I used the method of integration by parts where u = x^2 and dv = sinx.

I don't really need the final answer, i just want to see where i am going wrong with the actual integration.

Anything with trig in it seems to completely throw me

Thanks.

----------------------------

Mo, your solution (-x^2 . cosx + 2xsinx + 2cosx) is CORRECT :: approve

marlon

 

[Mo]

Thanks for the help. The thing is, if i input the limits of pi and 0, i get a completely different answer to that in the book!

The book gives the answer as ((pi^2) - 4)

Either i am substituting the limits incorrectly (likely) or the book's answer is incorrect (unlikely..)

Am I right in saying that first we substitute pi for x, get an answer, then substitute 0 for x and again get an answer.

We then subtract the our the latter answer from the first.

ie:

(-pi^2 . cos(pi) + 2(pi)sin(pi) + 2cos(pi)) - (2cos(0))

which will give us the final answer.

Regards.

ps: thanks for spotting that, cristo

 

[cristo]

ie:

(-pi^2 . cos(pi) + 2(pi)sin(pi) + 2cos(pi)) - (2cos(pi))

Probably a typo, but this should read

(-pi^2 . cos(pi) + 2(pi)sin(pi) + 2cos(pi)) - (2cos(0))

 

[marlon]

(-pi^2 . cos(pi) + 2(pi)sin(pi) + 2cos(pi)) - (2cos(pi))

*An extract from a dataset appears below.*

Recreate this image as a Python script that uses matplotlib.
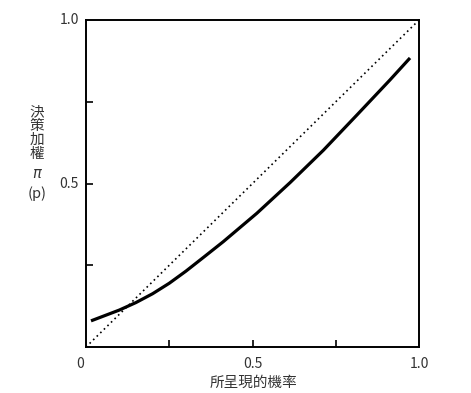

which will give us the final answer.

Regards.

again correct...It must be a typo

cos(pi) = -1
sin(pi) = 0

i get

(-pi^2* (-1) + 2(pi)* 0 + 2* (-1)) - (2)
marlon

 

[Mo]

In that case the book was correct.

I was doing the substitutions using my calculator which was not in radians mode.

Thanks for your help though, much appreciated.